For those of you who still care about the truth, tell me if these Franken investments are, as Brodkorb and the GOP characterize them, "awash in big oil."
Brodkorb/The Party of Capital says Franken's Calvert Large Cap Growth Fund invests in Chesapeake Energy Corp and EnCana Corp. This Calvert fund is actually a social responsibility fund that has 10.8% of its total portfolio in energy stocks, particularly those in renewable energy development.
It will not invest in companies that have poor environmental records, including significant compliance and waste management problems.
Here's the scorecard of the fund issued by Social Funds:
If you're looking to invest in the big names, but still want to be environmentally friendly, the Calvert Large Cap Growth Fund (CLGAX) could be a good start. The fund screens for and invests in large cap stocks that have reputations for being conscious of the environment.
Calvert's top 10 holdings (see chart) include no oil stocks. You'll see this is a pattern that holds through the other investments cited by Michael "Ethics is Practically My Middle Name" Brodkorb.
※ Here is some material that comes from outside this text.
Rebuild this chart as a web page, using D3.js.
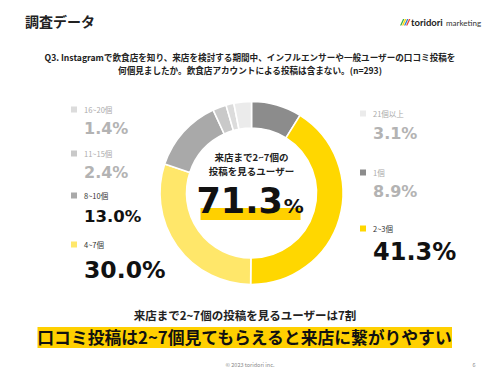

American Funds Income Fund of America Class F invests in Chevron Corp, Exxon Mobil Corp, Marathon Oil Corp, Occidental Petroleum Corp, Royal Dutch Shell, Total SA, according to the GOP mouthpiece. But despite all those names, the percentage of the portfolio in oil, gas and consumable fuels is a mere 5%, half of which (click on the graphic) is Chevron.
What part of Large Cap don't you understand, Michael? The fund invests in big companies.
Then there's Thornburg Core Growth Fund Class A, which holds shares of that noted Capitol Hill powerhouse, ATP Oil & Gas Corp.
Actually, ATP Oil and Gas is kind of the junk man of the oil patch. It focuses on acquiring and drilling proven undeveloped reserves that the big oil companies have decided not to pursue.
ATP is not among the top ten holdings in the fund, which means it has to be less than about 3% of the portfolio. This is growth fund, by the way, which focuses on smaller companies that are in growing markets like, uh, oil.
Van Kampen Equity & Income Fund contains some recognizable names: Exxon Mobil Corp, Halliburton Co and Royal Dutch Shell Plc. Again, absolutely stellar oppo research skills dredge up the damaging infomation in this portfolio, which contains a total of 8.41% invested in energy.
Again, none of those names appear in the largest equity holdings graphic for the fund. Meanwhile, our boy missed another oil services company in the portfolio, Schlumberger, which my ethics compel me to report, no matter how damaging this revelation may be to the Franken campaign!
And finally, there's FT Franklin Income A Fund , which contains Callon Petroleum Co, Canadian Oil Sands Trust, Chesapeake Energy Corp, Chevron Corporation, ConocoPhillips, Halliburton Co. and Royal Dutch Shell, according to our crack research team.
Canadian Oil Sands did make the top five holdings, with a whopping 1.8%, so you can just imagine how much those other companies must amount to, creating huge pressures on Franken to compromise his principles and vote for the interests of Canadian Oil Sands and ATP Oil and Gas.
Except, as Mr. Brodkorb has already established, Franken doesn't even pay attention to the details of his tax returns. Now, we're supposed to believe he's poring over his mutual fund prospectuses to find out who he must to please next?